The problem: Output all of the data below exactly as given.

Supplied data:
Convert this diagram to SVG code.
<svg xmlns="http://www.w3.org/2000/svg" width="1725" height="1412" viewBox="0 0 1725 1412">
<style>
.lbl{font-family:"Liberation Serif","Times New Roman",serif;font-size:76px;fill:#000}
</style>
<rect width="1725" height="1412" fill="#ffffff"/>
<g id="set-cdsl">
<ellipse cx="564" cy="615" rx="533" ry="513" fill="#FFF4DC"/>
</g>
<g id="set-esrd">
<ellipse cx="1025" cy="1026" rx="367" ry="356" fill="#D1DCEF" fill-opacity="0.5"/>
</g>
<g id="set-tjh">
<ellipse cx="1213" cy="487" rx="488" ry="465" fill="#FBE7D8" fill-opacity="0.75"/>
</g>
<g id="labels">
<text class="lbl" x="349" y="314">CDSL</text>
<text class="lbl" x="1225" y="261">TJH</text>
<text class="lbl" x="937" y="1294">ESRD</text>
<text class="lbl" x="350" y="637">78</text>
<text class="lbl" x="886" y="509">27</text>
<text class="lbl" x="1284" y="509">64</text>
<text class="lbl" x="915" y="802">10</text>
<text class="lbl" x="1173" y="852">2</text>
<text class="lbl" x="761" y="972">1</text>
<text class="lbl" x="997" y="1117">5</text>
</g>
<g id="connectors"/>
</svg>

Task response:
Convert this diagram to SVG code.
<svg xmlns="http://www.w3.org/2000/svg" width="1725" height="1412" viewBox="0 0 1725 1412">
<style>
.lbl{font-family:"Liberation Serif","Times New Roman",serif;font-size:76px;fill:#000}
</style>
<rect width="1725" height="1412" fill="#ffffff"/>
<g id="set-cdsl">
<ellipse cx="564" cy="615" rx="533" ry="513" fill="#FFF4DC"/>
</g>
<g id="set-esrd">
<ellipse cx="1025" cy="1026" rx="367" ry="356" fill="#D1DCEF" fill-opacity="0.5"/>
</g>
<g id="set-tjh">
<ellipse cx="1213" cy="487" rx="488" ry="465" fill="#FBE7D8" fill-opacity="0.75"/>
</g>
<g id="labels">
<text class="lbl" x="349" y="314">CDSL</text>
<text class="lbl" x="1225" y="261">TJH</text>
<text class="lbl" x="937" y="1294">ESRD</text>
<text class="lbl" x="350" y="637">78</text>
<text class="lbl" x="886" y="509">27</text>
<text class="lbl" x="1284" y="509">64</text>
<text class="lbl" x="915" y="802">10</text>
<text class="lbl" x="1173" y="852">2</text>
<text class="lbl" x="761" y="972">1</text>
<text class="lbl" x="997" y="1117">5</text>
</g>
<g id="connectors"/>
</svg>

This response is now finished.